O documentário Caderno de receitas tem uma proposta bem clara: demonstrar como o ato de cozinhar está relacionado com a vida destas três mulheres e nos propõe a pensar, para além das protagonistas, como o fazer comida ou o comer tem impacto dentro de nosso comportamento, situação financeira e humor. A comida é apresentada como um fator importante em nossa vida não só por questões biológicas, mas sim por causa do seu poder de transformar momentos comuns em situações especiais, de conectar as famílias em volta de uma mesa onde podem confraternizar e de criar laços emocionais simplesmente com uma forma, massa e alguns hamburgueres. O pensamento vai mais longe quando imaginamos que a comida está diretamente ligada ao poder aquisitivo de uma pessoa ou grupo, ou seja, indivíduos com baixa renda normalmente praticam menos refeições diariamente e não têm acesso a possibilidade de experimentar novos sabores, alimentos exóticos, etc. Além disso, quando familiares com menor capital usufruem de alguma refeição que está fora de seu padrão e que lhes agrada, isto se torna um momento especial para eles, uma celebração que será lembrada com saudade por certo tempo. O filme nos leva a pensar tudo isso por meio da exposição da história de três mulheres que se relacionaram de maneira diferente com a comida, mas que foram colocadas a pensar o porque tal ação tão comum na vida de muitos, é extremamente simbólica para cada uma delas.
As memorias contadas a partir da voz off são acompanhadas por vídeos, imagens ou animações que buscam exemplificar e situar as falas das personagens. Com o uso das imagens da família de cada uma, a obra consegue demonstrar a afetividade descrita a partir da comida relacionando com o teor familiar das fotos. A técnica de animação em stop motion é usada várias vezes se entrelaçando com as explanações, permitindo a exploração das falas das personagens para criar representações visuais, aproveitando do poder lúdico do mundo animado. Constrói-se uma narrativa começando do inicio da vida das mulheres, pois elas discorrem sobre sua infância e passado. Durante o processo cada uma relembra de uma comida especifica que é importante para si e por fim realizam o pudim, a bala de coco e a torta de hamburguer.

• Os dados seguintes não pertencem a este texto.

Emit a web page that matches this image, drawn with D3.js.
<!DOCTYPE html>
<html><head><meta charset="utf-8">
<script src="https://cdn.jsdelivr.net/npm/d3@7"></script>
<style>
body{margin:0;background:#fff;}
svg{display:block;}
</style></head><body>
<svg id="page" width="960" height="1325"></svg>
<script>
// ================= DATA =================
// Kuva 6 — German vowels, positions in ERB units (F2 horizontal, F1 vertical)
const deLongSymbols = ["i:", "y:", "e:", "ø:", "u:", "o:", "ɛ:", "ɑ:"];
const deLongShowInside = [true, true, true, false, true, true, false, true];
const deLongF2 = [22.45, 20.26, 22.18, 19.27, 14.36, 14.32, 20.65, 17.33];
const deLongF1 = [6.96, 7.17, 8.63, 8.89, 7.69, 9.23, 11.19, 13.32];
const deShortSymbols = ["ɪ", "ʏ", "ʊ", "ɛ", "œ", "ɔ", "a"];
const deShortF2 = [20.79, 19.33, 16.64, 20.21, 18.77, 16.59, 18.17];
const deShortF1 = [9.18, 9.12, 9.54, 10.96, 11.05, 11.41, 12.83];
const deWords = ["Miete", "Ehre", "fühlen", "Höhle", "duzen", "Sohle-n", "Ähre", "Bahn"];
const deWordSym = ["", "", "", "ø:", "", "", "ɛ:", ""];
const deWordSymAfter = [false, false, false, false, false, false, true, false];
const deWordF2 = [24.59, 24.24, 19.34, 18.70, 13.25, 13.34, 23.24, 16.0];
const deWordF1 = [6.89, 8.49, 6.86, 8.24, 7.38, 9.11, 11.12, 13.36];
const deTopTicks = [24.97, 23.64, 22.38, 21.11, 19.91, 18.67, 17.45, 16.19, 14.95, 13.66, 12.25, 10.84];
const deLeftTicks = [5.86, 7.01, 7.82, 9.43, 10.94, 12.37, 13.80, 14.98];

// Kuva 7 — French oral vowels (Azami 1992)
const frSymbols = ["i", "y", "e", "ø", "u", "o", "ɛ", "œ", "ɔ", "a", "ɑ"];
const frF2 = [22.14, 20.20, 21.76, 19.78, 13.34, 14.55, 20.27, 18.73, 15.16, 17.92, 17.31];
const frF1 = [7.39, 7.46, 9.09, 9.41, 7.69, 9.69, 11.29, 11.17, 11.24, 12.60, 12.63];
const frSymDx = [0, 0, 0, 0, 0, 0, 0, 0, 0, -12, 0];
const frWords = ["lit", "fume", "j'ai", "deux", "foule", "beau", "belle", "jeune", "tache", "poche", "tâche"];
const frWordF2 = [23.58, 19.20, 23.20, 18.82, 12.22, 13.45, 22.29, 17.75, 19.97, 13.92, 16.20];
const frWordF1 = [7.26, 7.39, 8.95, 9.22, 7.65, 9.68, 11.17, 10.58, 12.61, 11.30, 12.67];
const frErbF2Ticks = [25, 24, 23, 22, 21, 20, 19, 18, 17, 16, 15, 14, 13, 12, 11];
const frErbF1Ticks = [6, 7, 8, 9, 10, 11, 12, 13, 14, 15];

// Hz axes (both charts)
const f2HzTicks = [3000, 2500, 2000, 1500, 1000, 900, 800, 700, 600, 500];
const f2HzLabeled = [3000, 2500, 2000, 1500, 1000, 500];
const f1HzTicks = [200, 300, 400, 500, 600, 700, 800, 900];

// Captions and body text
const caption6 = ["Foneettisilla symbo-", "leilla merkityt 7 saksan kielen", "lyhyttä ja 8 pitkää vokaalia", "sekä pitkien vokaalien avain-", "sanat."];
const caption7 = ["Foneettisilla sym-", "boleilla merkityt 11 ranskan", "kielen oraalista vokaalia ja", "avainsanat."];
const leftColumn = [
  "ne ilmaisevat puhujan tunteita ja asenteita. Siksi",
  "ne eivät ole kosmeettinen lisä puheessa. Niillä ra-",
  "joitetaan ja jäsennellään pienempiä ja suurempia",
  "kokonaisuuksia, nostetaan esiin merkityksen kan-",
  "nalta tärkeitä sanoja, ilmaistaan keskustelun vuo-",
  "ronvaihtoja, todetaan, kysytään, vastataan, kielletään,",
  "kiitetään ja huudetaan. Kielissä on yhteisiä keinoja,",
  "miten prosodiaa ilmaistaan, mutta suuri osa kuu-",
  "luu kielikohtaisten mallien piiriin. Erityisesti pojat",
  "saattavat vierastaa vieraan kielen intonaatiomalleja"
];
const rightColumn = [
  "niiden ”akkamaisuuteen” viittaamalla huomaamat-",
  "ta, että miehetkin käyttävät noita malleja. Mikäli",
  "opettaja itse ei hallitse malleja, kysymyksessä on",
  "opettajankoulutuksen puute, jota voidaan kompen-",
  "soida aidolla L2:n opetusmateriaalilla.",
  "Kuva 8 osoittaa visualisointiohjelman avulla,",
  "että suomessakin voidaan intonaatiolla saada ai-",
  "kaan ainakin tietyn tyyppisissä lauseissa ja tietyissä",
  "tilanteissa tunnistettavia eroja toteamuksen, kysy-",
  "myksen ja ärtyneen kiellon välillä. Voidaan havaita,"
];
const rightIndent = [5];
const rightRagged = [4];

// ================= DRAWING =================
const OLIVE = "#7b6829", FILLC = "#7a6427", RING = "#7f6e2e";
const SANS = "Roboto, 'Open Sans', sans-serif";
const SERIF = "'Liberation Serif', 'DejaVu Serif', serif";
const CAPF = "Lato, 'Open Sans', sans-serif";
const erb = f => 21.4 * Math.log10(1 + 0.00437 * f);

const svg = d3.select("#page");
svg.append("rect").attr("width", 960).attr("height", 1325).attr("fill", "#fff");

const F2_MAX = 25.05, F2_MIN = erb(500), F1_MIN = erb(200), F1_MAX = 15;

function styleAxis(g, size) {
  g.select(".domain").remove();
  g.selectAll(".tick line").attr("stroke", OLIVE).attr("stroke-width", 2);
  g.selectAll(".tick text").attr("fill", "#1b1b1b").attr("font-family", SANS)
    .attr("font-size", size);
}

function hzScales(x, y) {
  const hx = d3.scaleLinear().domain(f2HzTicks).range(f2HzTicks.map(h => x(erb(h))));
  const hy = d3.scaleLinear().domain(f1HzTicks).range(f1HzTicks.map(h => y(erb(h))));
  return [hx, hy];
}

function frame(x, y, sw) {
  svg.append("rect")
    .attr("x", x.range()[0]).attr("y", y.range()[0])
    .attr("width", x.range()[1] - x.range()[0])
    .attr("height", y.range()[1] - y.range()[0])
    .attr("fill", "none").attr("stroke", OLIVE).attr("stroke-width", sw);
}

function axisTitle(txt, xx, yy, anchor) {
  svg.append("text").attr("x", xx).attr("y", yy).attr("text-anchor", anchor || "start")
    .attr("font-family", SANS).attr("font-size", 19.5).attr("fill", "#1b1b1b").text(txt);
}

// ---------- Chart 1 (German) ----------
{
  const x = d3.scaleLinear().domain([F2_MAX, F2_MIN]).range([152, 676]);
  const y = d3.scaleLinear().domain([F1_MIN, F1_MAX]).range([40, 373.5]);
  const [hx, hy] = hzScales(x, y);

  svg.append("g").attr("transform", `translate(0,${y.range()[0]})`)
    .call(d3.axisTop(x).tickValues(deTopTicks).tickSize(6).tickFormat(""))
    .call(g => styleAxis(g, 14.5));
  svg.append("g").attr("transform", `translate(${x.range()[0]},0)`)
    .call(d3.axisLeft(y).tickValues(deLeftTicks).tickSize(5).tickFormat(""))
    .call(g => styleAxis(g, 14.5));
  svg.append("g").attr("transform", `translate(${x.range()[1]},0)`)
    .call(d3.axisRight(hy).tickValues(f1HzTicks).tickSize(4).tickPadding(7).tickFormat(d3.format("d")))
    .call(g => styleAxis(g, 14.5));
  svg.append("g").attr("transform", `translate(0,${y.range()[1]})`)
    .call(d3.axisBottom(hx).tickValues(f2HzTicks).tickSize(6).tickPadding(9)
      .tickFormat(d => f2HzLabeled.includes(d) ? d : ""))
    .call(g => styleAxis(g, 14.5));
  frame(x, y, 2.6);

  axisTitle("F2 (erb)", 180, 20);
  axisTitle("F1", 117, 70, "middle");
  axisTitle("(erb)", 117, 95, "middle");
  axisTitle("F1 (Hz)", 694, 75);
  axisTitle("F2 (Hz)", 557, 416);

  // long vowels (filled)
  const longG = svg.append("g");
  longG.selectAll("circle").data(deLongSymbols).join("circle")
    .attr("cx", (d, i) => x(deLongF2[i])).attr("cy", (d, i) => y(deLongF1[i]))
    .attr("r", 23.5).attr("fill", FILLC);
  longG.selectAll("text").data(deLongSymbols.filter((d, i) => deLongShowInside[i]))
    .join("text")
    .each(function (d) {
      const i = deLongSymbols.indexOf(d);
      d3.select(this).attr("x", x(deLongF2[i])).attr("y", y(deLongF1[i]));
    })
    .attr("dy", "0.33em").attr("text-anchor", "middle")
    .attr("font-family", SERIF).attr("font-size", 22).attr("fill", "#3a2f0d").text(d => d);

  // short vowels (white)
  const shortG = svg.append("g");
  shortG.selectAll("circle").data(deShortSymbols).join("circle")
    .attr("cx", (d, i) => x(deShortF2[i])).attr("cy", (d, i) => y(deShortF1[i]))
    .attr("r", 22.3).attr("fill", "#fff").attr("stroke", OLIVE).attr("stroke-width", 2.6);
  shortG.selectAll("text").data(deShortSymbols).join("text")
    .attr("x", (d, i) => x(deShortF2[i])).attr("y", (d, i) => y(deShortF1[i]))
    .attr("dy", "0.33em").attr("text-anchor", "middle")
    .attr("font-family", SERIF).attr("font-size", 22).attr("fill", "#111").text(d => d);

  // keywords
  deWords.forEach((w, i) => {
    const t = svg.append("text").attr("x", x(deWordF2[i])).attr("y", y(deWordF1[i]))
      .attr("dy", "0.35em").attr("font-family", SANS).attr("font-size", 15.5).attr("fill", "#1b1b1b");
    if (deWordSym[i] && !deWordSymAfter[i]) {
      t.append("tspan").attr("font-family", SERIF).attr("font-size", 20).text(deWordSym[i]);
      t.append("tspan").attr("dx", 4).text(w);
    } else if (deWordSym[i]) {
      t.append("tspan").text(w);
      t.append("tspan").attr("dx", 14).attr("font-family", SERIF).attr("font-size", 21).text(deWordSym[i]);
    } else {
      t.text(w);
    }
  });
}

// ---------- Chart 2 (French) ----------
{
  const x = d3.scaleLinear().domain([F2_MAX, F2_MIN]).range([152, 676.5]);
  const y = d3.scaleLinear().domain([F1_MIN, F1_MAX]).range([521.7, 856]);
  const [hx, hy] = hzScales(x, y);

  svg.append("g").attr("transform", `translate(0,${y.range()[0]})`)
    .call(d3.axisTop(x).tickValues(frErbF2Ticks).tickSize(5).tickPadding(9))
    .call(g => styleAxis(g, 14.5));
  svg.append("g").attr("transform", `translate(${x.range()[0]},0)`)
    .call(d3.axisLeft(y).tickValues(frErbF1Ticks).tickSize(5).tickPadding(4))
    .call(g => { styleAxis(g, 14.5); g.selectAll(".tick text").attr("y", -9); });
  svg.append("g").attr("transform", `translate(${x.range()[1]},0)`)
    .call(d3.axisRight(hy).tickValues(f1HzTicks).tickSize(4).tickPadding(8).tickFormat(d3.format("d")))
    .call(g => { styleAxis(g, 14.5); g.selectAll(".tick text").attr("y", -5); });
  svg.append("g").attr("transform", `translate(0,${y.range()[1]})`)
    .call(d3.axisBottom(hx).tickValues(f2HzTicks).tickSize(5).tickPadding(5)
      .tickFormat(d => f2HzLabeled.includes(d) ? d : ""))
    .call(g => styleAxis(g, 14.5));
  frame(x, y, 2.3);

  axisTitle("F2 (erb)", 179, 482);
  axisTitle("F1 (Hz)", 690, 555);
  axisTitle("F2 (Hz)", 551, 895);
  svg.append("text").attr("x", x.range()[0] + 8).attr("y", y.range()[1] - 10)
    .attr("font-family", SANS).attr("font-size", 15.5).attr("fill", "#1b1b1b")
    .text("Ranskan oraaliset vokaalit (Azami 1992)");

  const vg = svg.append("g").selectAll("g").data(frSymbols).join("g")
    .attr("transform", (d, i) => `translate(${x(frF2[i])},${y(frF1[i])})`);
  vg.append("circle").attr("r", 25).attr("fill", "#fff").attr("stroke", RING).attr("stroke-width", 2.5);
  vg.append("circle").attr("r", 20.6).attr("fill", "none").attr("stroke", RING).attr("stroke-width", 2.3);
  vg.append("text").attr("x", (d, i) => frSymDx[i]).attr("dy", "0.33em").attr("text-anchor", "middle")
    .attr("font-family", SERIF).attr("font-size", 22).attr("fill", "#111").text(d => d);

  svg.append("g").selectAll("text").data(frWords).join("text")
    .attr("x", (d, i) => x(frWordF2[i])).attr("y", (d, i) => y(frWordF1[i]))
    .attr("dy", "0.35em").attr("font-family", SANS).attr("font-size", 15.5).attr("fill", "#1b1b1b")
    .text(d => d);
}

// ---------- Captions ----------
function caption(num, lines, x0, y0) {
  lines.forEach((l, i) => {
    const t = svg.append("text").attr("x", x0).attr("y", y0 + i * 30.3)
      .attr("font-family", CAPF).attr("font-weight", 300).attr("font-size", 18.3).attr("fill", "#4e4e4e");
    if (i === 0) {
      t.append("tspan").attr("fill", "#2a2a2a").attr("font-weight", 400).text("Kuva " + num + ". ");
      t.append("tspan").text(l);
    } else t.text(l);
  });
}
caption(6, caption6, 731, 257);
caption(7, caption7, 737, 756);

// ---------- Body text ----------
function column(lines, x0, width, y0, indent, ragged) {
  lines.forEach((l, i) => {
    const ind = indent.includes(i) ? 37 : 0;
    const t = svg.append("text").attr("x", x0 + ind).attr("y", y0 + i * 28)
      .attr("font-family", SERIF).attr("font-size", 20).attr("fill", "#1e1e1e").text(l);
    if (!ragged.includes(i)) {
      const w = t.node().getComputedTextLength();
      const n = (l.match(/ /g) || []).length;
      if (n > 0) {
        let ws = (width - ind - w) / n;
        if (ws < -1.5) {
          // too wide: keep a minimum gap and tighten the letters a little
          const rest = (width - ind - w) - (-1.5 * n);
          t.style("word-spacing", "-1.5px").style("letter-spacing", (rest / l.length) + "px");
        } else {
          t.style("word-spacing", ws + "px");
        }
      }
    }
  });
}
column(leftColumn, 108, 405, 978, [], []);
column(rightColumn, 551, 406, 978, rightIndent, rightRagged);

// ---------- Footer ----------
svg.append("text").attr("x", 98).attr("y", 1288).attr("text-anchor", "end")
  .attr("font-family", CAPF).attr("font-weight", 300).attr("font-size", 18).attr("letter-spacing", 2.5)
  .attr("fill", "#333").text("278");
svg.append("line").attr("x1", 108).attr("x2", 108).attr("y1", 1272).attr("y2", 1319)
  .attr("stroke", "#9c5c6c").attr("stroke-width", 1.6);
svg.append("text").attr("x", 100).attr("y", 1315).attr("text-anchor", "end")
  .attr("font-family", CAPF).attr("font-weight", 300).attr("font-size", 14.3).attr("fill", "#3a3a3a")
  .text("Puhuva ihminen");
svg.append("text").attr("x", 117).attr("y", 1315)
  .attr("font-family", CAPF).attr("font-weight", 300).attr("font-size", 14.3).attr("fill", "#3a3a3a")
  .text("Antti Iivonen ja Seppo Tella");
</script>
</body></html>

Deste modo, o filme foi construído como uma receita, seguindo os passos, acompanhando cada processo, cada situação de vida, cada aprendizado, para chegar no resultado final, em algo que possa nos alimentar: visualmente e intelectualmente.
Para muitos a comida é ligada a felicidade, ao prazer que se tem em estar saciado ou ainda em sentir sensações únicas. A comida, segundo uma das participantes, “alimenta o corpo e nutre a alma”. Como uma forma de se desligar dos problemas cotidianos, a comida surge para nos libertar, pelo menos por um breve momento, dos sufocos e apertos. Quando uma família se reúne em volta de uma mesa para se servir, o que importa é o que está acontecendo ali e nada fora disso. Assim, a comida também é usufruída como fonte de cura para problemas biológicos, mas além disso também provem energia mental para enfrentar os desafios e as participantes demonstram isso pelas suas lembranças e histórias de vida.
O filme coloca em evidencia um pensamento sobre uma ação que está presente na vida de todo ser humano, mas que mantém uma relação particular com cada indivíduo – para muitos pode ser apenas uma obrigação nutritiva, para outros um momento de relaxamento e um tempo de celebração para alguns. Uma visão afetuosa é mostrada por meio destas três personalidades em relação com a comida e seu potencial afetivo dentro de suas vidas. Isso nos faz entender como um ato tão simples pode ser analisado de maneira diferente dentro de nossas experiências, neste caso de um modo carinhoso. É possível pensar, a partir disso, como ter ingerido ou não um alimento em um dia especifico pode ter influenciado nossas ações, comportamento e pensamento, e assim mudado certo aspecto de nossa vida, mostrando como se pode enxergar nuances nas diversas situações que nos cercam cotidianamente.